-
This repository contains the full code, datasets and the report for the Data Wrangling process I undertook in Project 2 of the Udacity Data Analyst Nanodegree
-
The Data Wrangling Project I undertook revolves around the Twitter Account "WeRateDogs", an account for rating dogs based on their various features.
-
This readme will be formatted into 3 sections (following the 3 steps of the Data Wrangling Process):
- Part 1: Gathering Data
- Part 2: Assessing Data
- Part 3: Cleaning Data
The initial step in the data wrangling process entails collecting the data required for the project. This project uses three datasets:
- twitter_archive_enhanced.csv – the WeRateDogs Twitter Archive dataset, which is readily provided for manual download. After downloading the dataset, I uploaded it to the Project Workspace and read the data into a Pandas dataframe.
- image_predictions.tsv – a file containing dog image predictions, created using a neural network. I downloaded the file programmatically from the Udacity’s servers using the Requests library.

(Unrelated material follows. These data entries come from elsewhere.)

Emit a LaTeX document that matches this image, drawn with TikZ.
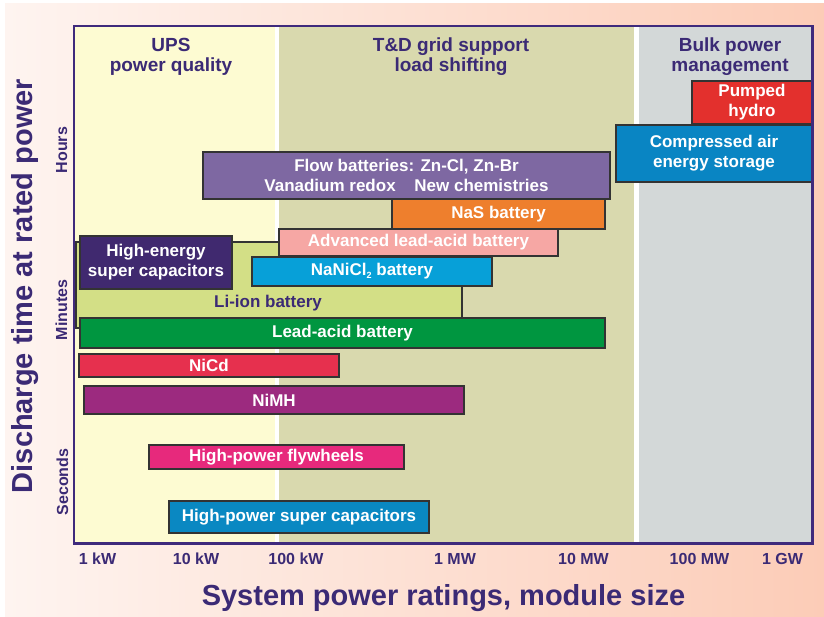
\documentclass[tikz,border=0pt]{standalone}
\usepackage{fontspec}
\setmainfont{Liberation Sans}
\definecolor{ink}{HTML}{3B2A75}
\definecolor{framec}{HTML}{3F2A7C}
\definecolor{bgl}{HTML}{FEF4F0}
\definecolor{bgr}{HTML}{FCCCB7}
\definecolor{upsc}{HTML}{FDFBD2}
\definecolor{tdc}{HTML}{D9D9AE}
\definecolor{bulkc}{HTML}{D3D8D8}
\definecolor{barline}{HTML}{333333}
\definecolor{hydroc}{HTML}{E3302D}
\definecolor{caesc}{HTML}{0985C3}
\definecolor{flowc}{HTML}{7E68A2}
\definecolor{nasc}{HTML}{EE7F2D}
\definecolor{advc}{HTML}{F6A7A4}
\definecolor{hescc}{HTML}{40296F}
\definecolor{liionc}{HTML}{D3DF86}
\definecolor{nanic}{HTML}{07A0D8}
\definecolor{leadc}{HTML}{009640}
\definecolor{nicdc}{HTML}{E6304E}
\definecolor{nimhc}{HTML}{9C2A7F}
\definecolor{flyc}{HTML}{E7297C}
\definecolor{hpscc}{HTML}{0A88C2}
\newcommand\smallsub[1]{\raisebox{-2.5pt}{\fontsize{9}{9}\selectfont #1}}
\begin{document}
\begin{tikzpicture}[x=1pt, y=-1pt,
  bar/.style={draw=barline, line width=1.2pt, text=white, inner sep=0pt,
    align=center, font=\fontsize{17}{20}\selectfont\bfseries},
  head/.style={text=ink, align=center, font=\fontsize{19}{20}\selectfont\bfseries},
  ticklabel/.style={text=ink, anchor=base, inner sep=0pt,
    font=\fontsize{16}{18}\selectfont\bfseries},
  band/.style={text=ink, rotate=90, anchor=base, inner sep=0pt,
    font=\fontsize{16}{18}\selectfont\bfseries},
  axistitle/.style={text=ink, anchor=base, inner sep=0pt,
    font=\fontsize{29}{32}\selectfont\bfseries}]
\useasboundingbox (0,0) rectangle (824,617);
% page background
\fill[white] (0,0) rectangle (824,617);
\shade[left color=bgl, right color=bgr] (5,4) rectangle (824,617);
% application bands
\fill[white] (74,26) rectangle (812,544);
\fill[upsc] (74,26) rectangle (275,544);
\fill[tdc] (279,26) rectangle (634,544);
\fill[bulkc] (639,26) rectangle (812,544);
\node[head] (ups) at (171,57) {UPS\\power quality};
\node[head] (td) at (451,57) {T\&D grid support\\load shifting};
\node[head] (bulk) at (730,57) {Bulk power\\management};
% technologies
\node[bar, fill=hydroc, minimum width=120pt, minimum height=43pt] (hydro) at (752,102.5) {Pumped\\hydro};
\node[bar, fill=caesc, minimum width=196pt, minimum height=57pt] (caes) at (714,153.5) {Compressed air\\energy storage};
\node[bar, fill=flowc, minimum width=407pt, minimum height=47pt] (flow) at (406.5,175.5)
  {Flow batteries: Zn-Cl, Zn-Br\\Vanadium redox\hspace{1.1em}New chemistries};
\node[bar, fill=nasc, minimum width=213pt, minimum height=30pt] (nas) at (498.5,214) {NaS battery};
\node[bar, draw=barline, fill=liionc, minimum width=386pt, minimum height=86pt] (liion) at (269,285) {};
\node[text=ink, font=\fontsize{17}{20}\selectfont\bfseries] (liionlabel) at (268,303) {Li-ion battery};
\node[bar, fill=advc, minimum width=279pt, minimum height=27pt] (adv) at (418.5,242.5) {Advanced lead-acid battery};
\node[bar, fill=hescc, minimum width=152pt, minimum height=53pt] (hesc) at (156,262.5) {High-energy\\super capacitors};
\node[bar, fill=nanic, minimum width=240pt, minimum height=29pt] (nanicl) at (372,271.5) {NaNiCl\smallsub{2} battery};
\node[bar, fill=leadc, minimum width=525pt, minimum height=30pt] (lead) at (342.5,333) {Lead-acid battery};
\node[bar, fill=nicdc, minimum width=260pt, minimum height=23pt] (nicd) at (209,365.5) {NiCd};
\node[bar, fill=nimhc, minimum width=380pt, minimum height=28pt] (nimh) at (274,400) {NiMH};
\node[bar, fill=flyc, minimum width=255pt, minimum height=24pt] (fly) at (276.5,457) {High-power flywheels};
\node[bar, fill=hpscc, minimum width=260pt, minimum height=32pt] (hpsc) at (299,517) {High-power super capacitors};
% plot frame
\draw[framec, line width=2.4pt] (74,26) rectangle (812.5,543.5);
% axis labels
\node[ticklabel] (kw1) at (97.5,564) {1 kW};
\node[ticklabel] (kw10) at (196,564) {10 kW};
\node[ticklabel] (kw100) at (296,564) {100 kW};
\node[ticklabel] (mw1) at (455,564) {1 MW};
\node[ticklabel] (mw10) at (583.5,564) {10 MW};
\node[ticklabel] (mw100) at (699.5,564) {100 MW};
\node[ticklabel] (gw1) at (782.5,564) {1 GW};
\node[axistitle] (xtitle) at (443.5,605) {System power ratings, module size};
\node[axistitle, rotate=90] (ytitle) at (32,286) {Discharge time at rated power};
\node[band] (hours) at (67,150) {Hours};
\node[band] (minutes) at (67,310) {Minutes};
\node[band] (seconds) at (68,482) {Seconds};
\end{tikzpicture}
\end{document}
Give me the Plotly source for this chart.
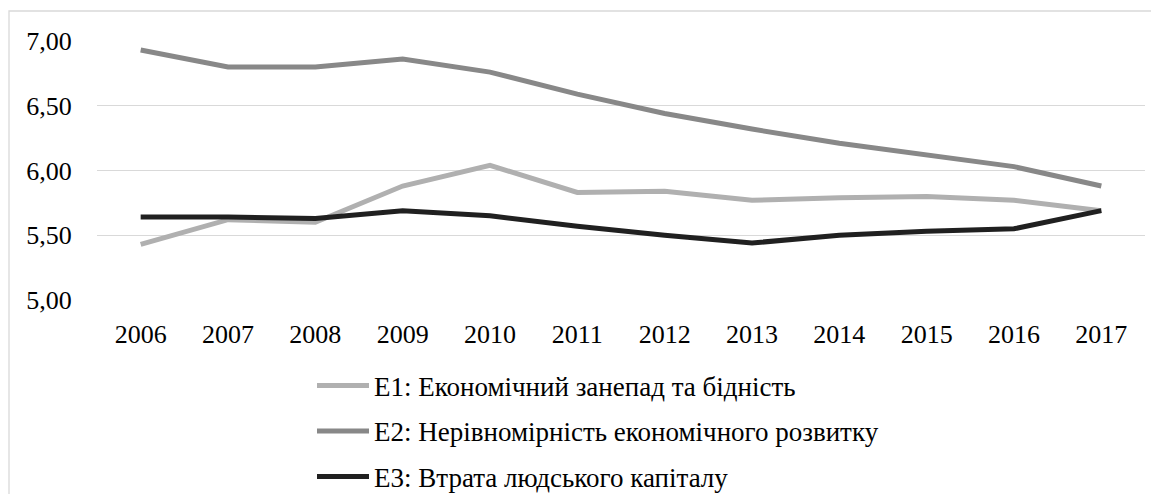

- tweet_json.txt – a file containing data gathered from the Twitter API. I queried the Twitter API for additional information (e.g., retweet count, favorite count) using the tweet IDs in the WeRateDogs Twitter archive, and stored the data in the file tweet_json.txt
I then read the data in the three datasets into three separate dataframes; one for each dataset – in readiness for Step 2 of the Project.
The second step in the Data Wrangling process is assessing data.
Assessing data entails inspecting the data for data quality issues (content issues) and data tidiness issues (structural issues). I employed both visual and programmatic assessment to all the three datasets.
I encountered the below issues:
- Inconsistent Identifier (ID) column names in twitter_archive and tweet_json Datasets [Consistency Issue]
- Breed names having lowercase first letters in p1, p2, p3 columns of image_pred dataset [Consistency Issue]
- Timestamp Column in twitter_archive dataset is of datatype "string" instead of "datetime" [Validity Issue]
- The "id" column in the tweet_json dataset has a lot of duplicated values [Validity Issue]
- The image predictions dataset has missing records, as compared to the twitter_archive dataset [Completeness Issue]
- The rating_denominator column has values greater/less than 10 in the twitter_archive dataset [Accuracy Issue]
- There are retweets in both the twitter_archive and the tweet_json datasets [Validity Issue]
- There are missing dog names (denoted with 'None') in the twitter_archive dataset [Accuracy Issue]
- Dog stages in twitter_archive dataset are in separate columns
- There are irrelevant columns in twitter_archive dataset
- There are irrelevant columns in tweet_json dataset
- There are three separate dataframes (twitter_archive, image_pred, tweet_json) from the 3 datasets
Cleaning data is the last step in the data wrangling process.
Here, the data quality and data tidiness issues identified in the assessment step are corrected in the datasets.
- I first created copies of the three dataframes generated from the three datasets.
- I then proceeded to clean the data issues programmatically, one at a time; using the Define-Code-Test framework.
- As the final step of cleaning process, I proceeded to merge the three cleaned dataframes into one master dataframe.
- I then exported the master dataframe to a final CSV file – twitter_archive_master.csv.